Mourina Doss alleged merely a “conjectural or hypothetical” injury, the U.S. Court of Appeals for the Eleventh Circuit said in an unpublished, per curiam opinion.

Similar appeals over the chemical’s presence in other foods are pending before the Second Circuit, and a class of consumers was recently certified in another glyphosate case.

Glyphosate, the main ingredient in Roundup, is often sprayed on oats before they are harvested, Doss said.

Doss alleged that testing by the Environmental Working Group has shown trace amounts of the weedkiller in samples of Original and Honey Nut Cheerios.

She alleged even ultra-low glyphosate levels may be harmful to human health, and said she and others suffered an economic loss solely by purchasing Cheerios they wouldn’t have bought had they known about the glyphosate.

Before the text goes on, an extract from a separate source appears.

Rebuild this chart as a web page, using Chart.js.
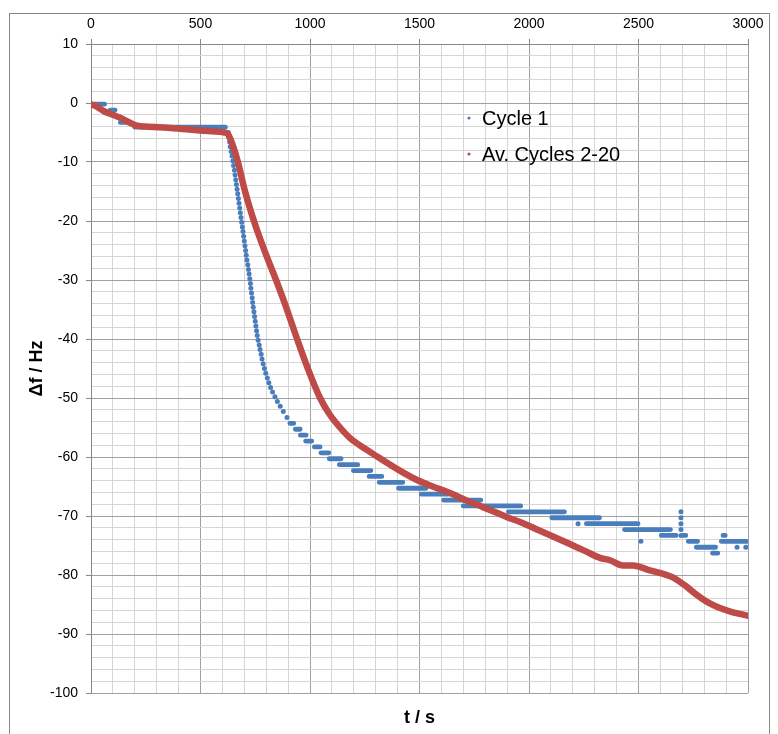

Doss appears to be advancing a theory that the presence of glyphosate renders Cheerios unsafe to eat, the court said.

But she didn’t allege she purchased any boxes of Cheerios that contained any glyphosate, much less a level of glyphosate that is so harmful the Cheerios are “presumptively unsafe” and therefore worthless, it said.

Other foods have also drawn marketing suits based on weedkiller residue.

California Sue Bee honey consumers recently convinced a federal trial court to grant class status in their suit alleging the Sioux Honey Association Cooperative deceptively markets its honey products as “pure” when they contained traces of the weedkiller glyphosate.

But a federal court in New York last year threw out a suit alleging Florida’s Natural orange juice was misleadingly called “natural” when it contained glyphosate traces. The dismissal has been appealed to the Second Circuit.

And a pet owner also has an appeal pending before the the Second Circuit over the dismissal of his similar suit alleging Rachael Ray’s pet food company, Ainsworth Pet Nutrition LLC, deceptively labeled “natural” dog food.

The Schlesinger Law Offices PA represented Doss. Carlton Fields PA and Perkins Coie LLP represented General Mills.

Judges Charles R. Wilson, Beverly B. Martin, and R. Lanier Anderson III served on the panel.

The case is Doss v. General Mills, Inc., 11th Cir., No. 19-12714, unpublished 5/20/20.